[Items from a dataset]

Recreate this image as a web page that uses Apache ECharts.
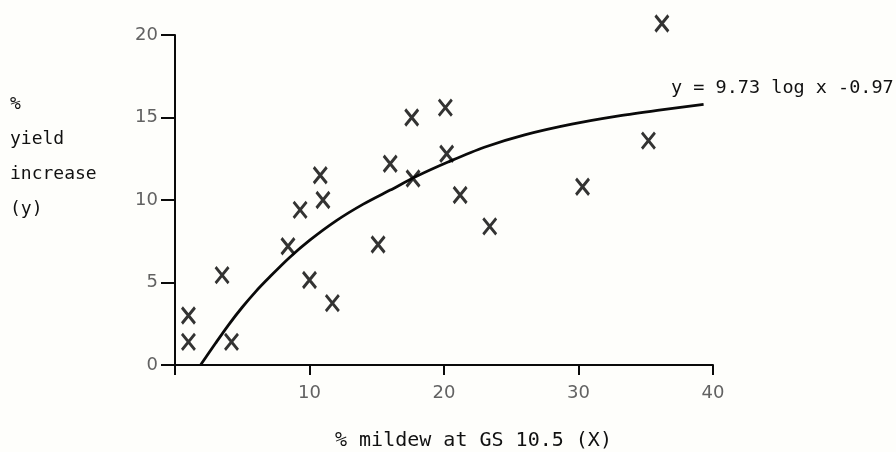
<!DOCTYPE html>
<html>
<head>
<meta charset="utf-8">
<script src="https://cdn.jsdelivr.net/npm/echarts@6/dist/echarts.min.js"></script>
<style>
html,body{margin:0;padding:0;background:#fefefb;}
#chart{width:896px;height:452px;}
</style>
</head>
<body>
<div id="chart"></div>
<script>
// Observed points: % mildew at GS 10.5 (x) vs % yield increase (y)
const mildewX = [1.0, 1.0, 3.5, 4.2, 8.4, 9.3, 10.0, 10.8, 11.0, 11.7, 15.1, 16.0, 17.6, 17.7, 20.1, 20.2, 21.2, 23.4, 30.3, 35.2, 36.2];
const yieldY  = [3.0, 1.4, 5.45, 1.4, 7.2, 9.4, 5.15, 11.5, 10.0, 3.75, 7.3, 12.2, 15.0, 11.3, 15.6, 12.8, 10.3, 8.4, 10.8, 13.6, 20.7];

// Fitted curve as drawn in the figure
const curveX = [1.9, 3.0, 4.0, 5.0, 6.0, 7.0, 8.5, 10.0, 12.0, 14.0, 16.0, 18.0, 20.3, 23.0, 26.0, 29.5, 33.0, 36.0, 39.3];
const curveY = [0, 1.3, 2.45, 3.5, 4.45, 5.3, 6.5, 7.55, 8.75, 9.75, 10.6, 11.45, 12.3, 13.2, 13.95, 14.6, 15.1, 15.45, 15.8];

const xTicks = [10, 20, 30, 40];
const yTicks = [0, 5, 10, 15, 20];

const equationText = 'y = 9.73 log x -0.97';
const yTitle = '%\nyield\nincrease\n(y)';
const xTitle = '% mildew at GS 10.5 (X)';

const chart = echarts.init(document.getElementById('chart'), null, {renderer: 'canvas'});

const ink = '#0a0a0a';
const numColor = '#626262';
const mono = '"DejaVu Sans Mono", "Liberation Mono", monospace';

chart.setOption({
  backgroundColor: '#fefefb',
  animation: false,
  grid: {left: 175, right: 183, top: 35, bottom: 87},
  xAxis: {
    type: 'value', min: 0, max: 40, interval: 10,
    axisLine: {show: true, onZero: false, lineStyle: {color: ink, width: 2}},
    axisTick: {show: true, length: 10, lineStyle: {color: ink, width: 2}},
    splitLine: {show: false},
    axisLabel: {
      margin: 19, color: numColor, fontSize: 18, fontFamily: 'DejaVu Sans',
      formatter: v => xTicks.includes(v) ? String(v) : ''
    }
  },
  yAxis: {
    type: 'value', min: 0, max: 20, interval: 5,
    axisLine: {show: true, onZero: false, lineStyle: {color: ink, width: 2}},
    axisTick: {show: true, length: 14, lineStyle: {color: ink, width: 2}},
    splitLine: {show: false},
    axisLabel: {
      margin: 17, color: numColor, fontSize: 18, fontFamily: 'DejaVu Sans',
      formatter: v => yTicks.includes(v) ? String(v) : ''
    }
  },
  graphic: [
    {type: 'text', left: 671, top: 79,
     style: {text: equationText, font: '18.5px ' + mono, fill: '#111'}},
    {type: 'text', left: 10, top: 87,
     style: {text: yTitle, font: '18px ' + mono, fill: '#111', lineHeight: 35}},
    {type: 'text', left: 335, top: 431,
     style: {text: xTitle, font: '20px ' + mono, fill: '#111'}}
  ],
  series: [
    {
      type: 'line',
      data: curveX.map((x, i) => [x, curveY[i]]),
      smooth: 0.3,
      showSymbol: false,
      clip: false,
      lineStyle: {color: ink, width: 2.8},
      z: 2
    },
    {
      type: 'scatter',
      data: mildewX.map((x, i) => [x, yieldY[i]]),
      symbol: 'path://M0,0L10,12M10,0L0,12',
      symbolSize: [13, 16],
      clip: false,
      itemStyle: {color: 'rgba(0,0,0,0)', borderColor: '#000', borderWidth: 3},
      z: 3
    }
  ]
});
</script>
</body>
</html>
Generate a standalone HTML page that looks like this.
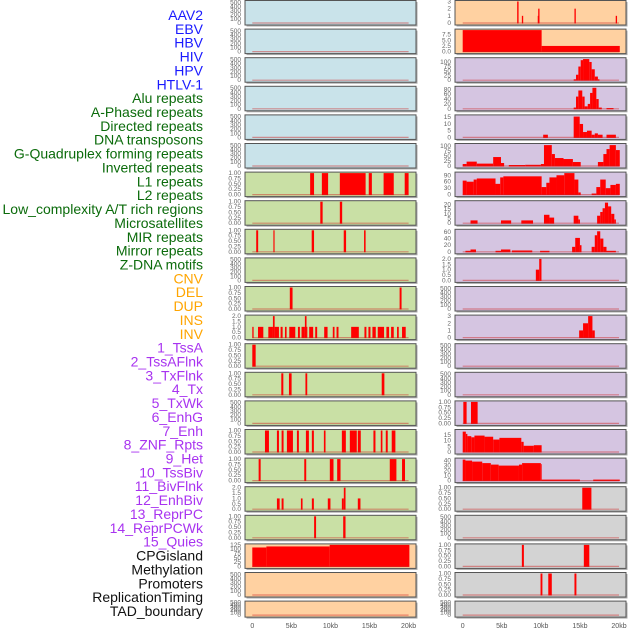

▶ [Written request]
Copy out every line of the data that includes "page".

▶ [Answer for the task]
Recreate this image as a web page that uses Apache ECharts.
Generate a standalone HTML page that looks like this.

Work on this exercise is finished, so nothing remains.